■ **Listed records**:
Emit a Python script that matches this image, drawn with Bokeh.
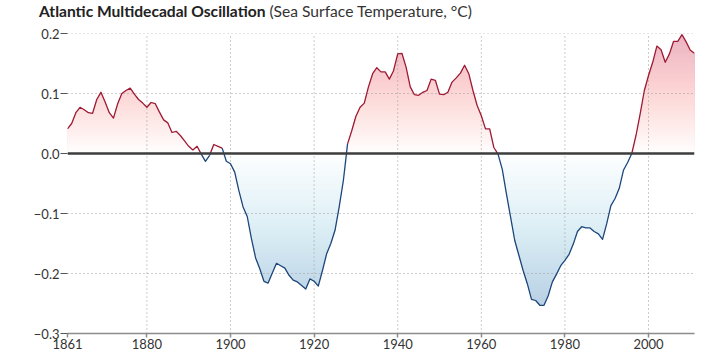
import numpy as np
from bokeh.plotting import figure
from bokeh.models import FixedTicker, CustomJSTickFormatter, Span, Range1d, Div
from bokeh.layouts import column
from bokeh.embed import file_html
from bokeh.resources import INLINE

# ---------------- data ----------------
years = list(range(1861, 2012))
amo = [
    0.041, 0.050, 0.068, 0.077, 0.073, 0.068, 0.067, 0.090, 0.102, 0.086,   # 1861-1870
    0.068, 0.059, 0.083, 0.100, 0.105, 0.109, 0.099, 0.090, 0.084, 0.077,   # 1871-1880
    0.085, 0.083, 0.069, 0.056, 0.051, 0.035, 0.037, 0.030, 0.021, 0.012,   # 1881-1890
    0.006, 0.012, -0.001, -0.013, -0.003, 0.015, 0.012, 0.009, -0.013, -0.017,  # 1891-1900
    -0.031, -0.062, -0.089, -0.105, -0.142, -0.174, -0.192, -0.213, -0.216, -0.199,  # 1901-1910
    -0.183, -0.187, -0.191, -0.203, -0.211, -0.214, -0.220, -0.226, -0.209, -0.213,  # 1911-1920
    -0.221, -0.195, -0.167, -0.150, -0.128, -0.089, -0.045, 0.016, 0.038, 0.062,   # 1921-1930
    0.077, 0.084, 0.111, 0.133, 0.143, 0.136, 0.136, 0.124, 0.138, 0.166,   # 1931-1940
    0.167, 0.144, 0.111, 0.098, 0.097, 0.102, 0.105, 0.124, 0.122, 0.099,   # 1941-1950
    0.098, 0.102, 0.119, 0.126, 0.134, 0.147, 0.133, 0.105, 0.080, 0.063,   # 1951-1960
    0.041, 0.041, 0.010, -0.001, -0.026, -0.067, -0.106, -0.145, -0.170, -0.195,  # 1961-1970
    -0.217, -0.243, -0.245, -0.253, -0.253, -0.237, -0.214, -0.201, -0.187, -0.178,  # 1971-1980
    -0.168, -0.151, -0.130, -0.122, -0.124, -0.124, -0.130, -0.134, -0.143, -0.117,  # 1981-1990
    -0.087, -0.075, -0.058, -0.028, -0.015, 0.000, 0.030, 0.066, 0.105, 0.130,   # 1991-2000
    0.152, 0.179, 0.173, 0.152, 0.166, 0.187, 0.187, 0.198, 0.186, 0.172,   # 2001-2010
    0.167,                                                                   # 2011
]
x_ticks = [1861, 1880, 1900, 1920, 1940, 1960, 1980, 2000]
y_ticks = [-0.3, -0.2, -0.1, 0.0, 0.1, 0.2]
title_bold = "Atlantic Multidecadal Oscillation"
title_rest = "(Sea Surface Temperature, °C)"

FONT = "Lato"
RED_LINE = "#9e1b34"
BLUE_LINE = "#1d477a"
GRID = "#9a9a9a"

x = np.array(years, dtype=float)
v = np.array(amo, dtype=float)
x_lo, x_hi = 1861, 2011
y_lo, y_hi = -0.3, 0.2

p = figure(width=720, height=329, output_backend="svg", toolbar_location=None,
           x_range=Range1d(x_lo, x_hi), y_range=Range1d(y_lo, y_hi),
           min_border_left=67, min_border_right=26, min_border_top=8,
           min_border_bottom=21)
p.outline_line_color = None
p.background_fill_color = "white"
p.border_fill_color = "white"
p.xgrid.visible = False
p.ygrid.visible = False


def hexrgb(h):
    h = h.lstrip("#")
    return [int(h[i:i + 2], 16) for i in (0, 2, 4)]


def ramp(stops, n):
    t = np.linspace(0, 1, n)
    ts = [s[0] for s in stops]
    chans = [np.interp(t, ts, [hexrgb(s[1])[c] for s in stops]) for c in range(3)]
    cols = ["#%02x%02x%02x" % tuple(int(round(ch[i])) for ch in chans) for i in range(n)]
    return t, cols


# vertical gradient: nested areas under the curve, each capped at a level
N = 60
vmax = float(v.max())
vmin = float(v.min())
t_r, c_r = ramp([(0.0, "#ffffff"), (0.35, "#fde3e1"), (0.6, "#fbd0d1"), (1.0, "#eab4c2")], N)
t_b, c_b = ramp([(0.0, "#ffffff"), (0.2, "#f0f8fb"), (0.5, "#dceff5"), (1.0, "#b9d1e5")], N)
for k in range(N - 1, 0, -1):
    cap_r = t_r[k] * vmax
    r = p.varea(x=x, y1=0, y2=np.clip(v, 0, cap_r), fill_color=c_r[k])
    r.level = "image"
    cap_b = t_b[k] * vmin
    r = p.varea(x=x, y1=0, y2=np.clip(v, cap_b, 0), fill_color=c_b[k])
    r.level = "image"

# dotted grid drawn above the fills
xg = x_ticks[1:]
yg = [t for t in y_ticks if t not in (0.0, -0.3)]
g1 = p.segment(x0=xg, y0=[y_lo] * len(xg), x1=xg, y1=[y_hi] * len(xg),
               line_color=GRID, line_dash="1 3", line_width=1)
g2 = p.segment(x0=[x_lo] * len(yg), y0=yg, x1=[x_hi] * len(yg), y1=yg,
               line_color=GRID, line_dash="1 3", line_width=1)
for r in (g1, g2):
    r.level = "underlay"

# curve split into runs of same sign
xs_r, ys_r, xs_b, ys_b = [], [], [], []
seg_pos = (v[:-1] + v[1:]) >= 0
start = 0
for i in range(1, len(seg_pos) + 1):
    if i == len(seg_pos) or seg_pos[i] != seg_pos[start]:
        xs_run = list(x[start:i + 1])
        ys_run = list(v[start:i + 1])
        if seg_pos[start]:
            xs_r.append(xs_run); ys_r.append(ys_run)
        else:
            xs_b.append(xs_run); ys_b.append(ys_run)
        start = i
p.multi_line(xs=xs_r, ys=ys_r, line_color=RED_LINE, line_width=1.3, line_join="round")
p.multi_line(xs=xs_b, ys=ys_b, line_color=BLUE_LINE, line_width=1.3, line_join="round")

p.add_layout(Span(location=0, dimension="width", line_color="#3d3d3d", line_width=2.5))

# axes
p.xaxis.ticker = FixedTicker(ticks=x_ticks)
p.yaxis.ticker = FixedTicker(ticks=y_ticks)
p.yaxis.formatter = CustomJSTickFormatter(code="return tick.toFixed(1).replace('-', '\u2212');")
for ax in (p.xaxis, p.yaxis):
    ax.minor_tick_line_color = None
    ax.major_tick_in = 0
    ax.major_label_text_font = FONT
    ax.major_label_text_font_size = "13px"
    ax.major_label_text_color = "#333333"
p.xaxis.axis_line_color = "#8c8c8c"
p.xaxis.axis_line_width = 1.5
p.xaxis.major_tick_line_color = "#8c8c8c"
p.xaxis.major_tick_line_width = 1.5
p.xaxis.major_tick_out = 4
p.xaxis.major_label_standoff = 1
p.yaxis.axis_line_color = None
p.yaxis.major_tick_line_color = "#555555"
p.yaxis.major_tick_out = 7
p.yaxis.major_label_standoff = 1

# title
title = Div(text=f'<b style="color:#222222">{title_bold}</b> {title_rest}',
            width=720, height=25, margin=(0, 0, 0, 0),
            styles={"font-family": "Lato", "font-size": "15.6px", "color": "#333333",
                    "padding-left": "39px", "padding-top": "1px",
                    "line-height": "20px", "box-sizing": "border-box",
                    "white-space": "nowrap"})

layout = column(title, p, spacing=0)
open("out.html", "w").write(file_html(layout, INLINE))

---

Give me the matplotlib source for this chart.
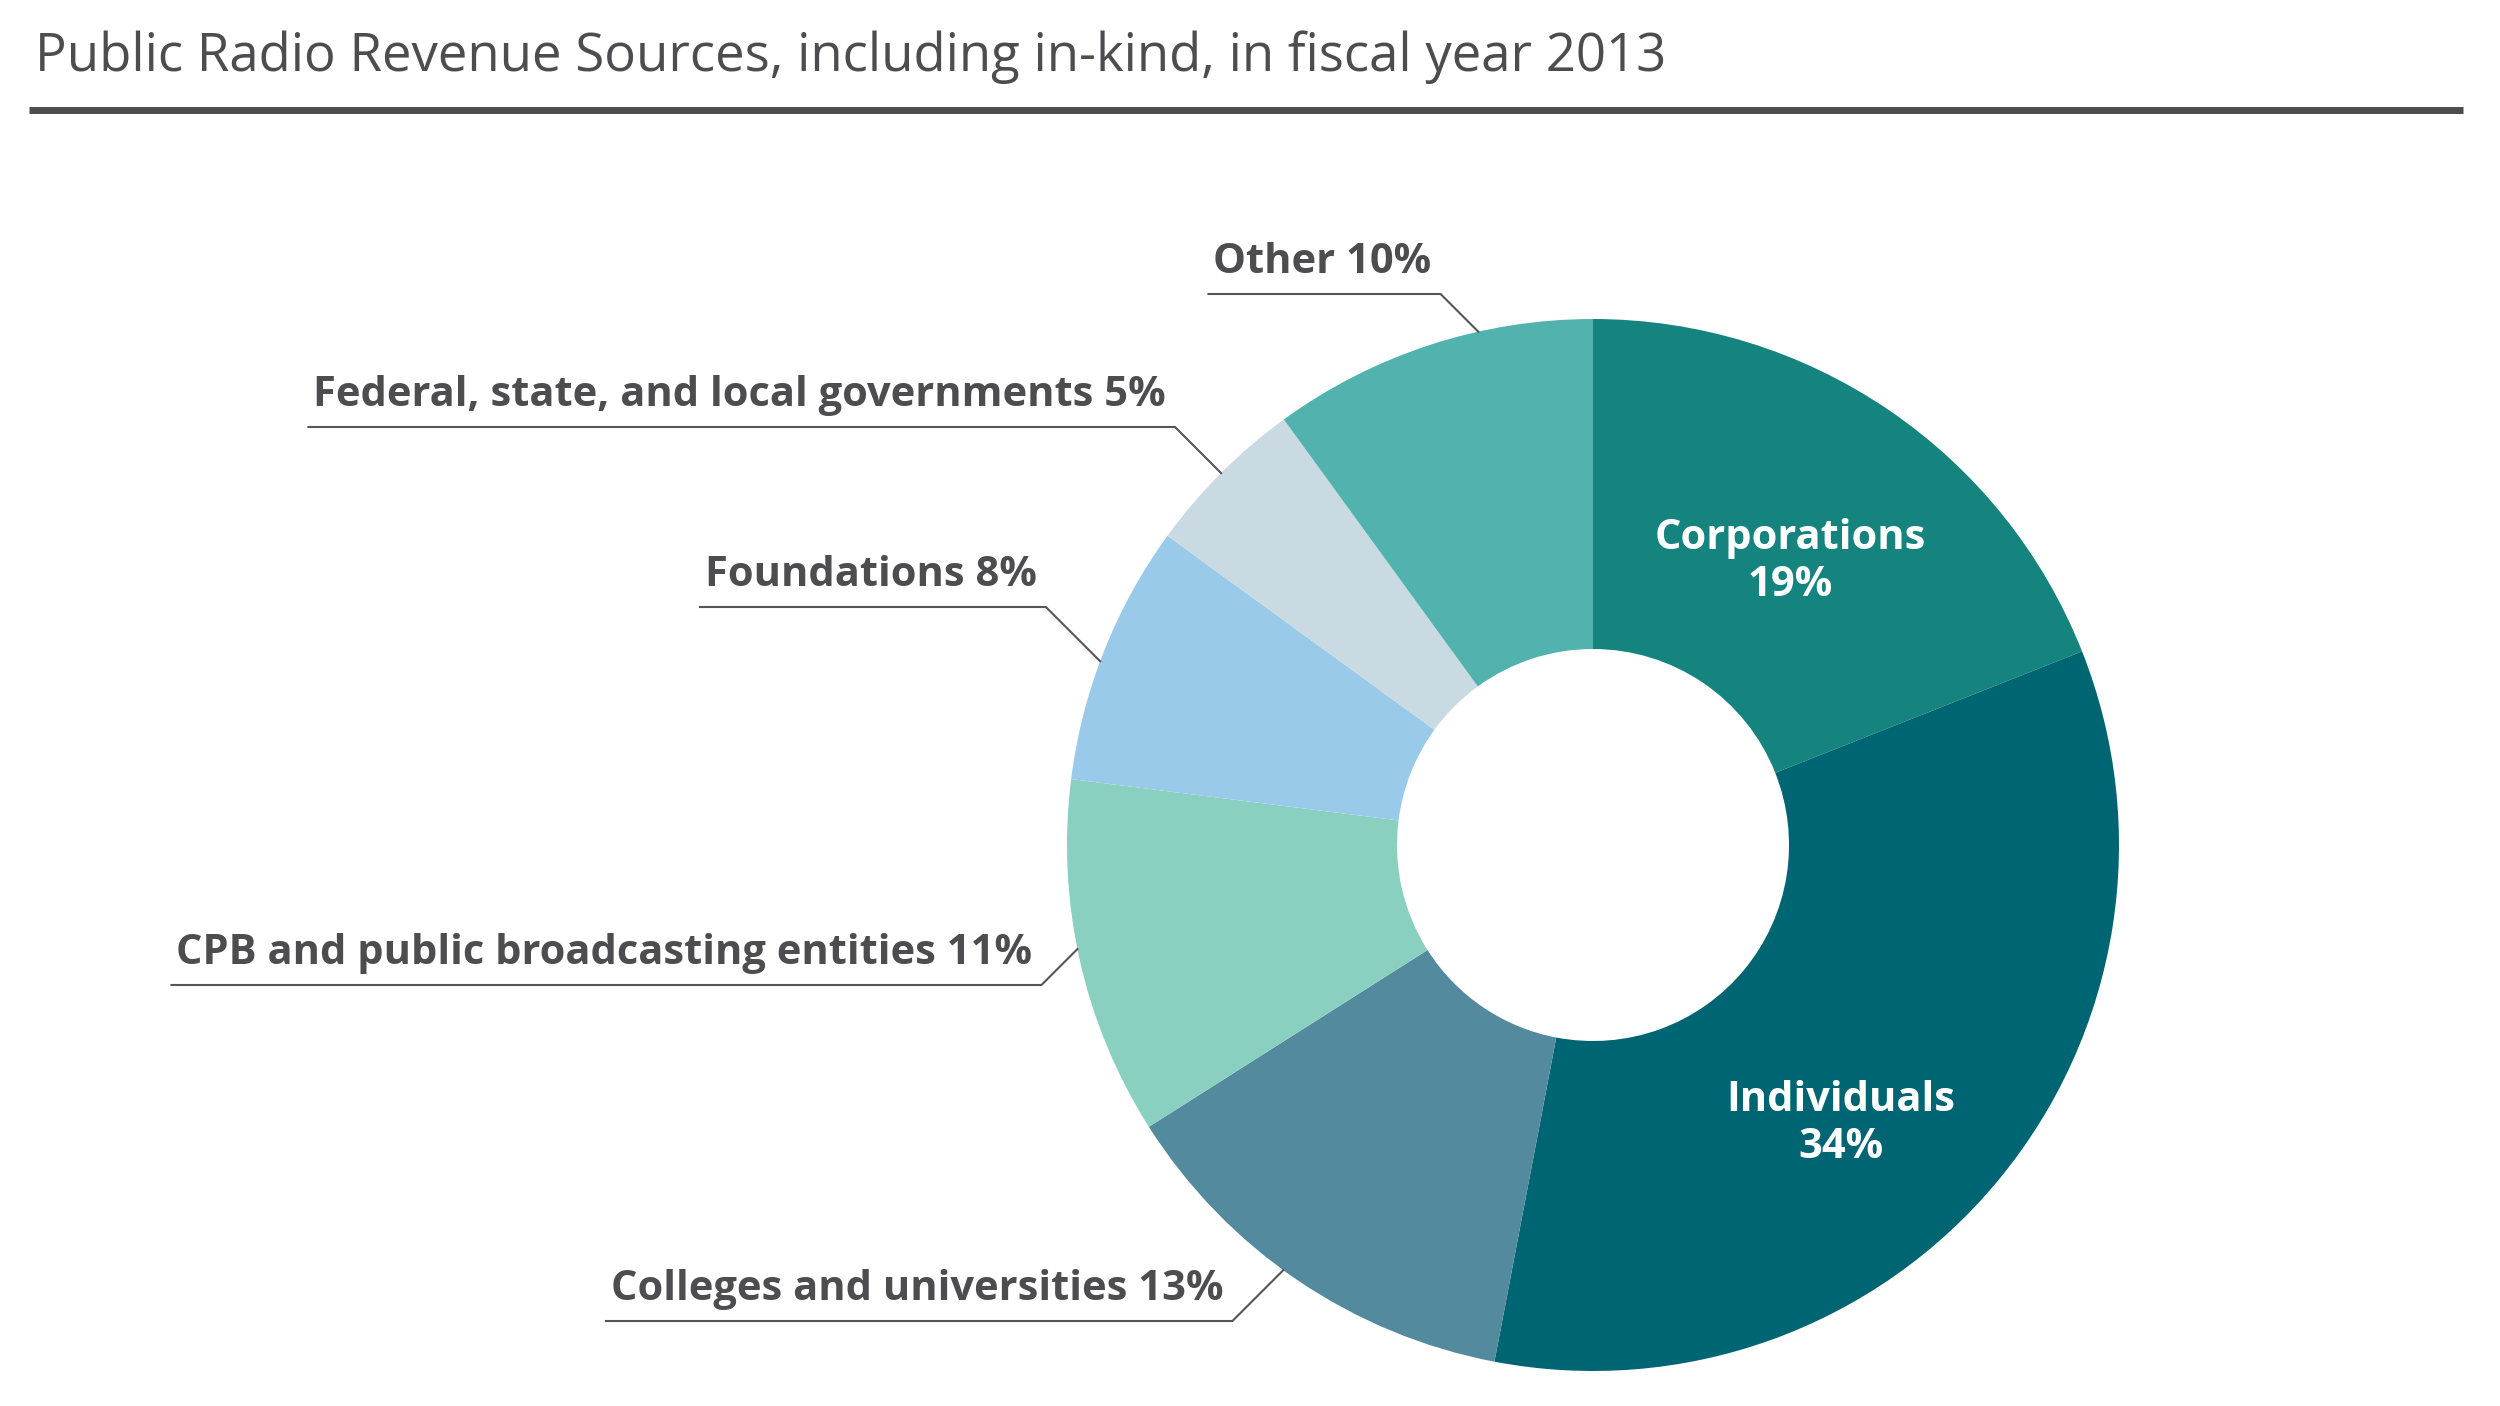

■ **Exercise description**: Go back to the listing above and reproduce, exactly, the stretch from the line bearing "Emit a Python" through the line bearing "from bokeh.resources import INLINE", without its pictures.

■ **Task response**:
Emit a Python script that matches this image, drawn with Bokeh.
import numpy as np
from bokeh.plotting import figure
from bokeh.models import FixedTicker, CustomJSTickFormatter, Span, Range1d, Div
from bokeh.layouts import column
from bokeh.embed import file_html
from bokeh.resources import INLINE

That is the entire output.